EXERCISE DIRECTIONS
Repeat the span of the entries below that starts at the line with "Emit a Python" and ends at the line with "y_ticks = [0, 200, 400, 600, 800, 1000, 1200]", nothing more. Skip the pictures.

— Begin TASK DATA —

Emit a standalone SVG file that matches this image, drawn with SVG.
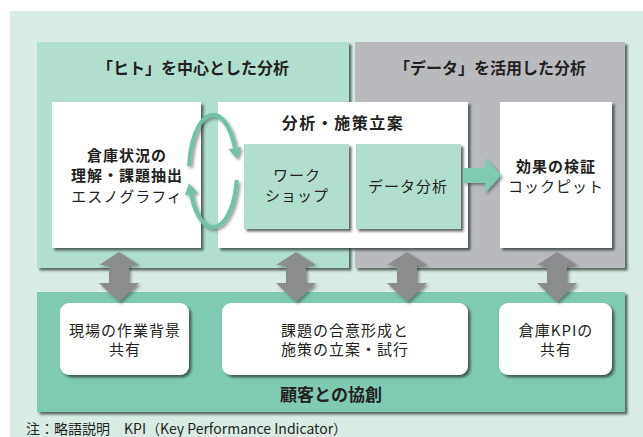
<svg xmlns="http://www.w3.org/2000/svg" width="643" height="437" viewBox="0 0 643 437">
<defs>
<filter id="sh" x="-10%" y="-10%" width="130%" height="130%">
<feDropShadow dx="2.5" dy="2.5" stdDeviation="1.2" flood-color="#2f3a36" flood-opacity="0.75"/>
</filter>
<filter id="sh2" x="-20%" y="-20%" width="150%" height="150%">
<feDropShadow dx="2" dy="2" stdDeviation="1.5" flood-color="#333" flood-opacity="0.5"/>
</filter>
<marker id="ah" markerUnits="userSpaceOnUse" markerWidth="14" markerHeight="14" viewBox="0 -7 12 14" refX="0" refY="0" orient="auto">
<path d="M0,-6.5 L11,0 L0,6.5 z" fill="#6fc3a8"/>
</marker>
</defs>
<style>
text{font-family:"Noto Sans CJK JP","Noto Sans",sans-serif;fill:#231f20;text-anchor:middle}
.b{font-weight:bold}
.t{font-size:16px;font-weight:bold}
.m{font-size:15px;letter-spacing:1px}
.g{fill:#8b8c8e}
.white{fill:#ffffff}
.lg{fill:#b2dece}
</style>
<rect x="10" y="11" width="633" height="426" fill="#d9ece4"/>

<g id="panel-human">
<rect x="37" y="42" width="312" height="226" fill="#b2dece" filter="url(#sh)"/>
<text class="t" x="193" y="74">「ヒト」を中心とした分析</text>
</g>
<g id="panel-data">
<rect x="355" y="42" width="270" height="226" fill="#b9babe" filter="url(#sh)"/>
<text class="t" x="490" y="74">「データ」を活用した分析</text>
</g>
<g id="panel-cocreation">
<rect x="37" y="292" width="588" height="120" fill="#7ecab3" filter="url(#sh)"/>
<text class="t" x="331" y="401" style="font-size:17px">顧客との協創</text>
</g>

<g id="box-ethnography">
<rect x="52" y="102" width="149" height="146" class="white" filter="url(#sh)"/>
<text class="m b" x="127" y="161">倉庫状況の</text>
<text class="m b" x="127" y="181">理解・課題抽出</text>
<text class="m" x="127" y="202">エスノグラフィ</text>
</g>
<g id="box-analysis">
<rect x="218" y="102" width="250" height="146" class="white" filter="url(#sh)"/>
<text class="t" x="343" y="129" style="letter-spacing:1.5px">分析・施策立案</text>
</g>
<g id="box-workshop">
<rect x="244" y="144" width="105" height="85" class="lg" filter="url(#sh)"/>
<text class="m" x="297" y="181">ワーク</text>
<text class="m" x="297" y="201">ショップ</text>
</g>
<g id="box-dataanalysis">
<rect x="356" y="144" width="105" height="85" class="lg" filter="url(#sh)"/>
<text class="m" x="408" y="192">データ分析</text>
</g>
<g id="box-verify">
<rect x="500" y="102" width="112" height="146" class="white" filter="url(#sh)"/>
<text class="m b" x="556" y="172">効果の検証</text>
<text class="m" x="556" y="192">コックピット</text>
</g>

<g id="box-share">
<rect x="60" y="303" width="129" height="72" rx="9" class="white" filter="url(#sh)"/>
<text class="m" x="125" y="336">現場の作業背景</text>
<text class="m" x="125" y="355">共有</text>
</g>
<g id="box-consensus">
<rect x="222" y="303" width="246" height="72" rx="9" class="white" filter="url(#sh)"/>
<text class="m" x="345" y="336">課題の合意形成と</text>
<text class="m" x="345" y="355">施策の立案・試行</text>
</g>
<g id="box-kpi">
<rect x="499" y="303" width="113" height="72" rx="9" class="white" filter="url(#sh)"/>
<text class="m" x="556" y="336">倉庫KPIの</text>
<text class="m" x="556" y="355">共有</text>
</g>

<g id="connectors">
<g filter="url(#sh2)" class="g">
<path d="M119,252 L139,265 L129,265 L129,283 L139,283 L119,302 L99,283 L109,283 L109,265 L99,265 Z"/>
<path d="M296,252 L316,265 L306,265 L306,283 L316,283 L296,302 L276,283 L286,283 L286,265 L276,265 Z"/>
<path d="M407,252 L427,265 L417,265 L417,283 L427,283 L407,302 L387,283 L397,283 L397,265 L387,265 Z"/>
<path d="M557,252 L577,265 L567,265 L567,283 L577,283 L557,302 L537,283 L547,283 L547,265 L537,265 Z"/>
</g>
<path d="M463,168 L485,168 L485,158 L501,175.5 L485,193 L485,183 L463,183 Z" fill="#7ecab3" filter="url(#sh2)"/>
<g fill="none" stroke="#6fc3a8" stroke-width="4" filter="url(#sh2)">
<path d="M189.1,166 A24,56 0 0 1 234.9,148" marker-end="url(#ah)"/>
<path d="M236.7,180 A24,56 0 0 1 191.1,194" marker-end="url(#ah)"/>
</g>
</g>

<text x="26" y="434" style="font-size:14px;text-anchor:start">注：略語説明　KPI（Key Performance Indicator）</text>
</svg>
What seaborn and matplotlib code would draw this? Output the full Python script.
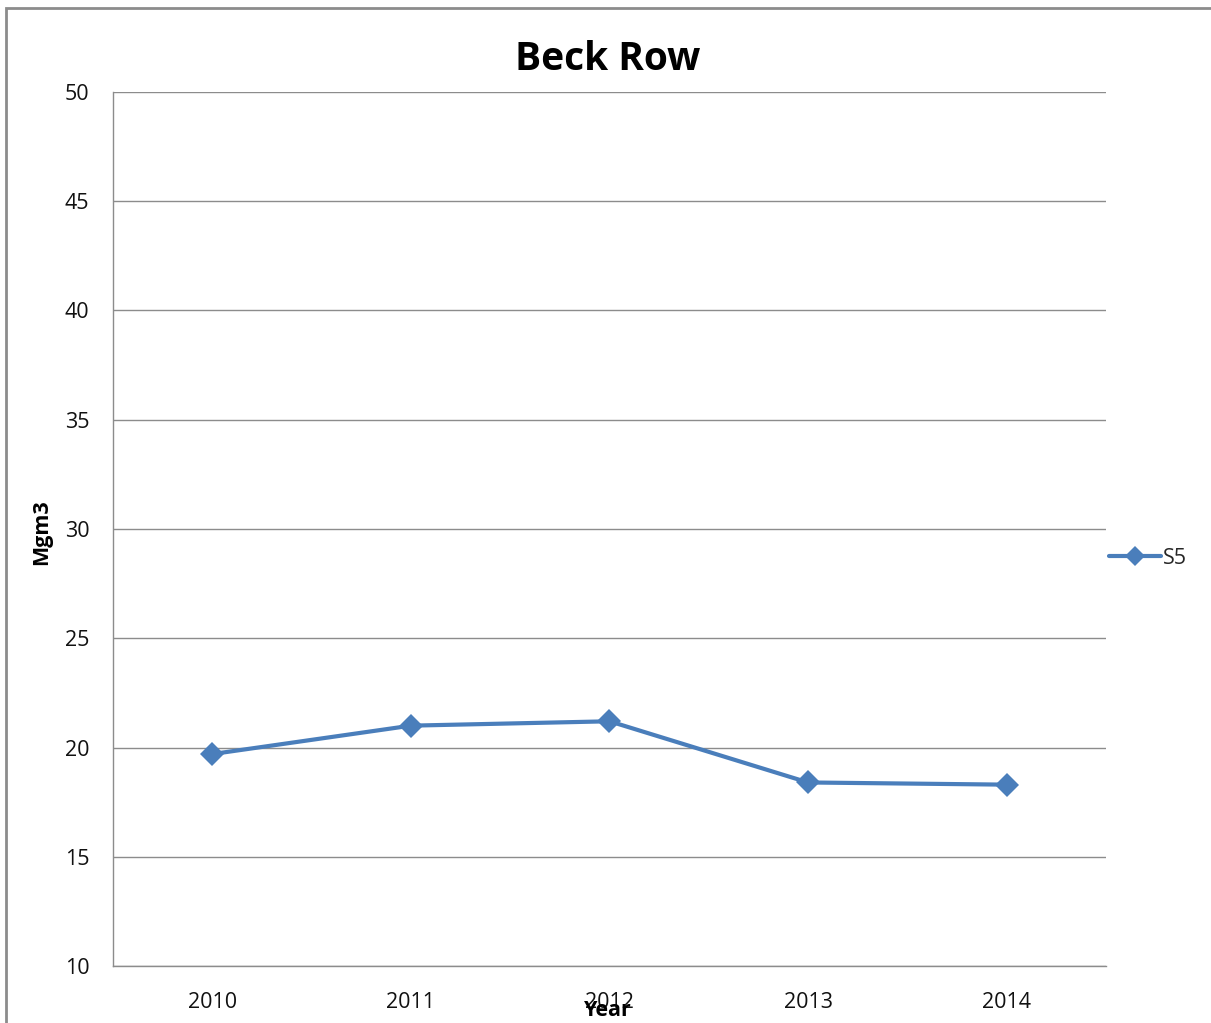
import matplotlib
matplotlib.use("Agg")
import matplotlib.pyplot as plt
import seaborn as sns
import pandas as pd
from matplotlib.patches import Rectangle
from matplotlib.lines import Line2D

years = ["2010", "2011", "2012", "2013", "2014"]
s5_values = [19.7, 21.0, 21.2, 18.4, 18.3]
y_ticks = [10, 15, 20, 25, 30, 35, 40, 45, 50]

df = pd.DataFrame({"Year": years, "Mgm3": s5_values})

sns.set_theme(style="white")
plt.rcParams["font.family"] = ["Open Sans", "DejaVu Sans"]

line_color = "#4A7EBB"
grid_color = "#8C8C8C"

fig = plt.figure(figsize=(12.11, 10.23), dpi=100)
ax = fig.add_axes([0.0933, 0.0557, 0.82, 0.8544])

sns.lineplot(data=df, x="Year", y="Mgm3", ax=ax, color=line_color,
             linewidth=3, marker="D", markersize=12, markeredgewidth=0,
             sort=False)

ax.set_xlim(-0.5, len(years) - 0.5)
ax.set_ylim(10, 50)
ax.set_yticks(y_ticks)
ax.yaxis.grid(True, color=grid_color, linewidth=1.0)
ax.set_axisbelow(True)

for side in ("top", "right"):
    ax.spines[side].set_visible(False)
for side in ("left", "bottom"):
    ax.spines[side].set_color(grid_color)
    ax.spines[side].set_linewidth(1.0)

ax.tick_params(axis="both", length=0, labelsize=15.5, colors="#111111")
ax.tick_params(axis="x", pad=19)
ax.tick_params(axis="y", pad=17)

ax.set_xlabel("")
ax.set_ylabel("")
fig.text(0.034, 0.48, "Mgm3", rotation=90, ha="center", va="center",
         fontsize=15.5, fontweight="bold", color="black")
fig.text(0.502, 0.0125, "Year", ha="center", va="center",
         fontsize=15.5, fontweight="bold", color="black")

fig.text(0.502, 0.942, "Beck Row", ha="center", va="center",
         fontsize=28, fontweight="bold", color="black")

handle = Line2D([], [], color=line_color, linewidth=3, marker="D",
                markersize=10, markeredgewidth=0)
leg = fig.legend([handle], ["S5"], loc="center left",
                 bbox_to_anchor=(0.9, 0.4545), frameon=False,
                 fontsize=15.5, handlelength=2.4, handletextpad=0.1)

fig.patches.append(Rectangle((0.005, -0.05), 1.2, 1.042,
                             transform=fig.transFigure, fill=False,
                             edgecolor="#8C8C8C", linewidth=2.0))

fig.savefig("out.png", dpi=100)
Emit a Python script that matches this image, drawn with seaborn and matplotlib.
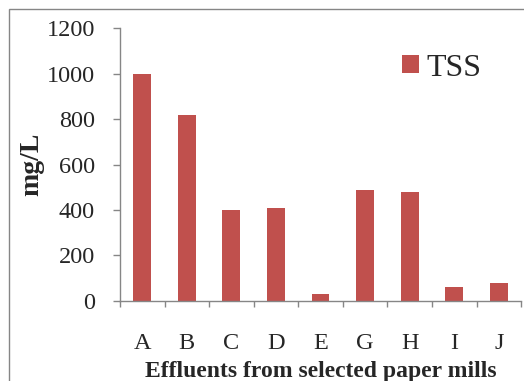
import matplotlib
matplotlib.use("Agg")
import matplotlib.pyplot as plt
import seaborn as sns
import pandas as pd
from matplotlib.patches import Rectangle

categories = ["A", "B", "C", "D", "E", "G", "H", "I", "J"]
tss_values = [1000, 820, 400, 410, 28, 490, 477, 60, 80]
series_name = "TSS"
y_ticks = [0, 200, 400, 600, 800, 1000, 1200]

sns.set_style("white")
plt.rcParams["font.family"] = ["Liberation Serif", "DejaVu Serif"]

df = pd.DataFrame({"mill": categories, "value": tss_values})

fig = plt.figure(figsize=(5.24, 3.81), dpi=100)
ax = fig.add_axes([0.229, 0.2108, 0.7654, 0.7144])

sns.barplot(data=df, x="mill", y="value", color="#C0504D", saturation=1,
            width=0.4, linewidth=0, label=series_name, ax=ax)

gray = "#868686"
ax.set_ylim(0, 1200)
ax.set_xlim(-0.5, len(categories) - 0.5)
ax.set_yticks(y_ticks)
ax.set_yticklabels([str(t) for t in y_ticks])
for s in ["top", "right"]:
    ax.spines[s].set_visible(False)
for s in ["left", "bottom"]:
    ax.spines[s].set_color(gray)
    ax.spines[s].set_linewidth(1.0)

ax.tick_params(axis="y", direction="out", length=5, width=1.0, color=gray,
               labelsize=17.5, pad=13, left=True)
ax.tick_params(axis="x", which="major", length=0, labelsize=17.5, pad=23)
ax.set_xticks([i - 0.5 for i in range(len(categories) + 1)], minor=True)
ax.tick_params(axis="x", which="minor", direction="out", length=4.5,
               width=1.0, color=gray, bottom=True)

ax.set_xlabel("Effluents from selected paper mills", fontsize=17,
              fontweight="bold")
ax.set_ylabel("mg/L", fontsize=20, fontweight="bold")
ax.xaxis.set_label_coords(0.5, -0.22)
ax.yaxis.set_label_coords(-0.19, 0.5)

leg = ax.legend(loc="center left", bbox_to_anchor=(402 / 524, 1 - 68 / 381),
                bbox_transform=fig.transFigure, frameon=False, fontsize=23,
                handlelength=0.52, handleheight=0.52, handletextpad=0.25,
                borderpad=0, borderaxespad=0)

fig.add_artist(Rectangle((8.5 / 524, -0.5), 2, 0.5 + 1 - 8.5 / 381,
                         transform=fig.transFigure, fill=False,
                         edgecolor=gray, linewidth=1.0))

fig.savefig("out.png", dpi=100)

— End TASK DATA —

REPLY TO THE EXERCISE
Emit a Python script that matches this image, drawn with seaborn and matplotlib.
import matplotlib
matplotlib.use("Agg")
import matplotlib.pyplot as plt
import seaborn as sns
import pandas as pd
from matplotlib.patches import Rectangle

categories = ["A", "B", "C", "D", "E", "G", "H", "I", "J"]
tss_values = [1000, 820, 400, 410, 28, 490, 477, 60, 80]
series_name = "TSS"
y_ticks = [0, 200, 400, 600, 800, 1000, 1200]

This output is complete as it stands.